Sin embargo y en relación con la valoración que el cristianismo y otras religiones hacen de la fe -forma de creencia dogmática- como camino alternativo para la “salvación” (?), hay que insistir en que, de acuerdo con Nietzsche, parece una doctrina al menos tan absurda como lo sería la actitud del profesor que exigiera a sus alumnos como condición indispensable para aprobar el curso que creyesen que él era la reencarnación de Platón.
Creer en algo, en el sentido de tender a considerarlo como verdadero sin que realmente se pueda estar objetivamente seguro de que lo sea, tiene su explicación en cuanto existen toda una serie de circunstancias, tanto objetivas como subjetivas, que hagan surgir la creencia correspondiente. Así, por ejemplo, la creencia de que mañana llueva podría relacionarse con el hecho objetivo de que fuéramos expertos en meteorología y conociéramos la existencia próxima de un área de bajas presiones que hicieran previsible que, en efecto, tal fenómeno se produjera. Por otra parte, si además se está sufriendo una larga temporada de sequía, el deseo de que la lluvia se produzca -factor subjetivo- puede contribuir a que la creencia en la aparición de dicho fenómeno sea más intensa que si se atendiera exclusivamente a las circunstancias objetivas. Lo mismo puede suceder en el caso de las personas cuya penuria económica les lleva a jugar su sueldo en la lotería con un grado de confianza directamente proporcional al grado de su indigencia.

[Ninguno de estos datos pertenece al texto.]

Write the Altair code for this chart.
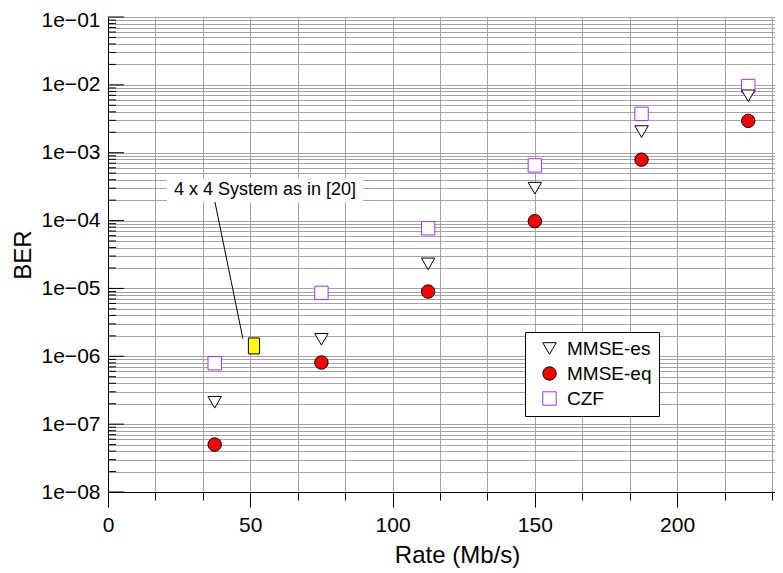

Así pues, la creencia en sentido amplio aparece como un fenómeno que es a un mismo tiempo natural e inevitable y que puede ser complementario del auténtico conocimiento cuando éste falta. Pero, en cualquier caso, parece que, si a nadie se le ocurre juzgar especialmente meritoria la creencia de que mañana llueva o deje de llover, y si tampoco consideramos especialmente meritoria la devota actitud creyente del alumno que reconociese a Platón en su extraño profesor sino que más bien la juzgaríamos como un gesto sospechoso de interesada hipocresía ante tan excéntrica exigencia, en tal caso lo mismo habría que juzgar de la creencia en el Dios del cristianismo o de la creencia en los dioses del Olimpo.
Conviene tener en cuenta además que la fe, como creencia dogmática, se opone a la veracidad y que, en consecuencia, se encuentra en contradicción con los mismos preceptos de la moral cristiana, por lo que, desde esta perspectiva, en lugar de laudable sería condenable.